Ancestral arms of Alexander of Menstrie: Per pale argent and sable, a chevron and in base a crescent, all counterchanged. These were first registered in Workman's Manuscript under the name Alschoner, a variant of Alexander. The arms have been adapted by several branches of the family.

The Alexanders of Menstrie, also known as the House of Alexander, are a sept of Clan MacAlister of Scotland. The family is said to descend from Somerled, Lord of the Isles. The seat of the clan was at Menstrie Castle in Menstrie, Clackmannanshire. Descendants of the Alexanders of Menstrie have become prominent in Ireland, England and the United States.

==History of the clan==
There have been conflicting origins for this clan, which first became prominent when poet and courtier William Alexander, a great favourite of King James VI, was knighted in 1604. He was given a grant to settle the Colony of Nova Scotia in 1621 and created Viscount of Stirling and Lord Alexander of Tullibody in 1630. Upon the coronation of Charles I in 1633, Alexander was further created Earl of Stirling and Viscount of Canada. On the same occasion he was granted significant lands in British North America, including all of the future province of Canada, the entire territory of Nova Scotia and parts of New England, including Long Island. However, his male line apparently failed upon the death of the fourth earl in 1739. Since then, there have been several attempts by people seeking to claim the titles and their lands, through various pedigrees, but none were successfully proven.

===Origins===
In a personal memoir, William Alexander, 1st Earl of Stirling (c. 1567–1640), cited a "misty Highland genealogy" in tracing his family origin, in which he claimed descent from Somerled, Lord of the Isles (died 1164), through his descendant John MacDonald, Lord of the Isles (Eoin Carrach MacDomhnaill, 7th Lord of the Isles) of Clan MacDonald. According to Alexander's family history, John married Princess Margaret Stewart, daughter of King Robert II; their son Alexander MacDonald was the father of Angus, who founded the Clan MacAlister of Loup Castle. Another son of Angus, also Alexander MacDonald, was given a grant of lands of Menstrie in Stirlingshire from the Earl of Argyll and settled there, and his descendants assumed the English name Alexander as a surname.
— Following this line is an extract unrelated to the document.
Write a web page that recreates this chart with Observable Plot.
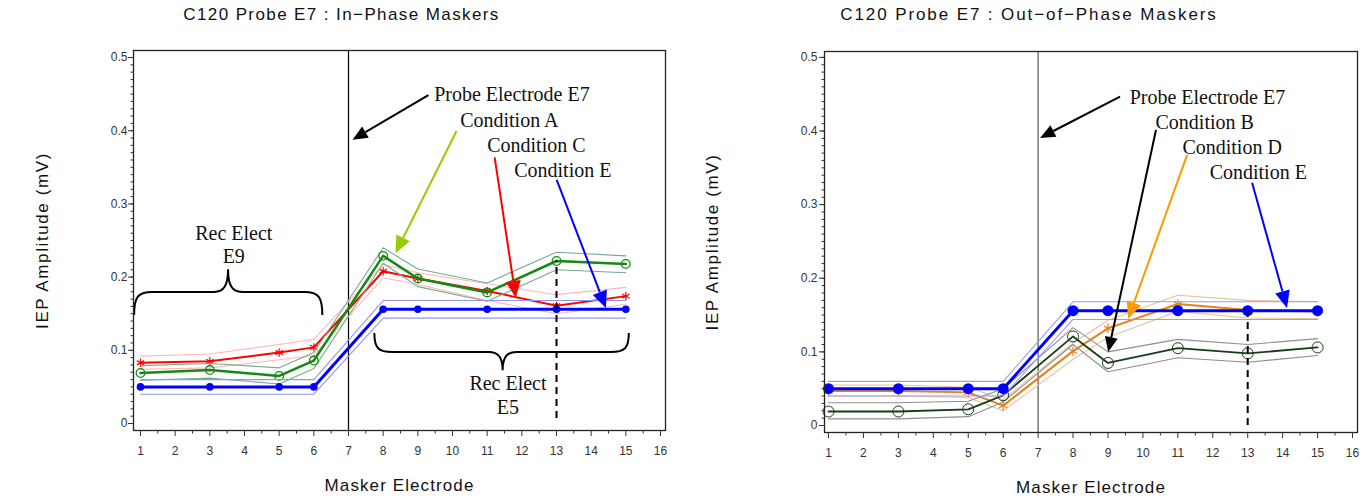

A similar account is found in The Peerage of Scotland: A Genealogical and Historical Account of all the Peers of the Kingdom (1767), although it stated it was Alexander MacDonald, son of Lord of the Isles and Princess Margaret, who was given the grant for Menstrie from the Argyll family and from whom the family first took its name. It has also been stated that the original family name was Alschoner, a modified form of the patronymic Alexanderson, and that the Alschoners migrated from Angus to Stirlingshire in the 14th century.
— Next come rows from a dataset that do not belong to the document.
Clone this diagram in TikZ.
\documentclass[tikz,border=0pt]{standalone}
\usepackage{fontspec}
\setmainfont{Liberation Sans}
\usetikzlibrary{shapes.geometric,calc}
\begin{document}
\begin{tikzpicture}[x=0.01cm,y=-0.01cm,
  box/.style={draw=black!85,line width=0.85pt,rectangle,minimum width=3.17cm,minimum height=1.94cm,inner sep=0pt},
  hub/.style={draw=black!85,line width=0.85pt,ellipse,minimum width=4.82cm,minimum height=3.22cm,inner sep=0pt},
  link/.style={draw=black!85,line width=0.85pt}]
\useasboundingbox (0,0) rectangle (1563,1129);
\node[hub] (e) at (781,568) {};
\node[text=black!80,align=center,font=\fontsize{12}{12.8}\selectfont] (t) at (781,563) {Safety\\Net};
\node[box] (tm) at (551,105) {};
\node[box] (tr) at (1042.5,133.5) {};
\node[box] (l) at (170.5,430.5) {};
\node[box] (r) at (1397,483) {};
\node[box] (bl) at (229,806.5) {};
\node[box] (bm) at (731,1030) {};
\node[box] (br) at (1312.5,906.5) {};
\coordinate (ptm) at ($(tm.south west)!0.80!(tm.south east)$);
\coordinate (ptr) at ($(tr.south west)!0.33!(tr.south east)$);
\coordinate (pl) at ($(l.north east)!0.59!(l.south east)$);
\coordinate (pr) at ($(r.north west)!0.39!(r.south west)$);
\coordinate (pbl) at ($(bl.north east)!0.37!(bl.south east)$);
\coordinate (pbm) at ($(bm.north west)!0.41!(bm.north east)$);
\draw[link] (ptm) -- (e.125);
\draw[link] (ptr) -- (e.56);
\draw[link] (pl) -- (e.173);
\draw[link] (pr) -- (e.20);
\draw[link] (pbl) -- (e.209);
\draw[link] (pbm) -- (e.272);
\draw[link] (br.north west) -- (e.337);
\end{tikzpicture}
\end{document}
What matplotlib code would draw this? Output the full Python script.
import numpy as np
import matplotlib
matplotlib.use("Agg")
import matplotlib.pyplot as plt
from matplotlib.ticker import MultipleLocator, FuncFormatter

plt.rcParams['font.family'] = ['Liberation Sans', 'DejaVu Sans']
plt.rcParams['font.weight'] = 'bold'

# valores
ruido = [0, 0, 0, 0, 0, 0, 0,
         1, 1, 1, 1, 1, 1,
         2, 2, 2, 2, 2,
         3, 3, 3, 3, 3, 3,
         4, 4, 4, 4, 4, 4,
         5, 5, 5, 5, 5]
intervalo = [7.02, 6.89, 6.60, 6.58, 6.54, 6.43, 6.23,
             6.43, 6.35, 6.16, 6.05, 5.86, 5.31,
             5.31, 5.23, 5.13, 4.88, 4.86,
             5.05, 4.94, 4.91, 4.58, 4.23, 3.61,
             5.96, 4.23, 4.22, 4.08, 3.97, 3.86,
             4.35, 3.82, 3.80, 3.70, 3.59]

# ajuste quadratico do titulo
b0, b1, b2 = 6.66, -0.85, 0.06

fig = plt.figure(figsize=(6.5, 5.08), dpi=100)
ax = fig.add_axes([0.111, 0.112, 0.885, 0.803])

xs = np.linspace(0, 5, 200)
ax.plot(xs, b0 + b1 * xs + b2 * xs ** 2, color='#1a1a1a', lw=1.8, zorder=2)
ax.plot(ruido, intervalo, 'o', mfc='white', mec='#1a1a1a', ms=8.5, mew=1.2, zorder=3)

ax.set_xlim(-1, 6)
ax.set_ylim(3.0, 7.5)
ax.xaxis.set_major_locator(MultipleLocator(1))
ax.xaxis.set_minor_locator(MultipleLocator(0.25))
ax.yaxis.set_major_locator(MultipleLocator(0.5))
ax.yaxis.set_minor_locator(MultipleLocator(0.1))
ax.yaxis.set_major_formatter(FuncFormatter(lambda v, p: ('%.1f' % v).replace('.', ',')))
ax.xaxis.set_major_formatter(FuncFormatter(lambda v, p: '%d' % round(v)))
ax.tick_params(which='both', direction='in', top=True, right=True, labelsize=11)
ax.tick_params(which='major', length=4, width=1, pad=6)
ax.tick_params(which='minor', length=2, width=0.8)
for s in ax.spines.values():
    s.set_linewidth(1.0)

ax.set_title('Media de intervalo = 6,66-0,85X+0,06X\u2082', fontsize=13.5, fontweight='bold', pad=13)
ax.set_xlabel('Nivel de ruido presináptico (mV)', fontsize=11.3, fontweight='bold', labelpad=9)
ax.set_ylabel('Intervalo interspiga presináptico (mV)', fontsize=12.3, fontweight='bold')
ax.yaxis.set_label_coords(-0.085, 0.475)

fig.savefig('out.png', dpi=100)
However, in his authoritative work The Scots Peerage, Sir James Balfour Paul stated that there was no evidence supporting the "general assertion" that the Alexanders of Menstrie took their name from Alexander of Islay, Earl of Ross, son of Donald of Islay, Lord of the Isles. Balfour Paul states that the Alexander surname is found in many places in Scottish history, particularly in eastern Scotland. The Irish Book of Ballymote, which was written in the late 14th and early 15th centuries, gives twelve generations from Colla Uais, who was one of the founders of the kingdom of Airgíalla in Ireland, to Somerled, Lord of the Isles (died 1164), down to John MacDonald, Lord of the Isles (died 1380) and this is followed through to the pedigree of the "Clan Alexander", but this is in reference to the parent house of the Clan MacAlister.

===16th century===

According to Balfour Paul, the first record of an Alexander of Menstrie was Thomas Alexander of Menstrie in 1505/6, who was one of 17 assessors in a dispute between David Arnot, Abbot of Cambuskenneth and Sir David Bruce of Clackmannan related to division of the property at Cambuskenneth Abbey. How Thomas Alexander acquired Menstrie is unknown, Balfour Paul wrote, though it is certain the land belonged to the Earl of Argyle. In 1518, Thomas Alexander was listed as a tenant in Tullibody near Menstrie.

On 7 April 1526, Colin, Earl of Argyll granted a charter for the lands of Menstrie to Andrew Alexander (probably the son of Thomas) and his wife Catherine Graham in liferent, and their son Alexander Alexander in fee. In February 1527, Alexander Alexander surrendered the lands of Menstrie back to the Earl of Argyll. In 1529, Argyll appointed "Alexander Alsynder de Menstrie" bailie of Argyll's lands in Clackmannanshire. Over the next few years he and his heirs were granted additional lands in Menstrie and in Perthshire, and he was also referred to as "Alexander Alschender" and "Alschoner" of Menstrie. He died in the 1550s and was succeeded by his son William Alexander, who died around 1574. William's younger brother James received a charter of the land of Glencarse in the barony of Alloway from the Earl of Mar. After William's death, his son Alexander succeeded him. Alexander Alexander married Marion Graham and was the father of the first Earl of Stirling. Alexander died in 1580 and his children were entrusted into the care of their great uncle James.

===17th century===
Further lands of Tillicoultry were added in the 17th century. In 1631, Archibald MacAllister of Tarbert visited Sir William Alexander at Menstry, and during this visit MacAllister acknowledged the Earl as his chief, however the Macalisters of Loup were the rightful chiefs.

===Irish branch===
Rev. Andrew Alexander moved to Ireland in 1618, settling in Ulster (now Northern Ireland). His son Capt. Andrew Alexander was granted lands of Ballyclose, near Newtown Limavady, County Londonderry, in 1666. However, during the Williamite War in Ireland, Andrew Alexander was attainted for being a Williamite by the ousted king James II in his so-called Patriot Parliament, held in 1689 in Dublin. His grandson Nathaniel Alexander, an alderman of the city of Londonderry, married Elizabeth McClintock of Dunmore, County Donegal, and was the father of James Alexander, who made his fortune as a nabob with the East India Company. He bought Caledon House and was created Earl of Caledon in 1801. Nathaniel Alexander's second son, Robert Alexander of Boom Hall (gifted to him by his younger brother), was the father of Bishop Nathaniel Alexander. Robert Alexander's daughter married Whig politician Sir Robert Ferguson, 2nd Baronet.

Lady Jean Alexander, eldest daughter of the first Earl of Stirling, also settled in Ireland, and in 1623 married Hugh Montgomery, 2nd Viscount Montgomery. Their son, the 3rd viscount, was created Earl of Mount Alexander in the Irish Peerage, in honour of his mother's family.

Field Marshal Sir Sir Harold Alexander was the third son of James Alexander, 4th Earl of Caledon. He was created Earl Alexander of Tunis in 1952.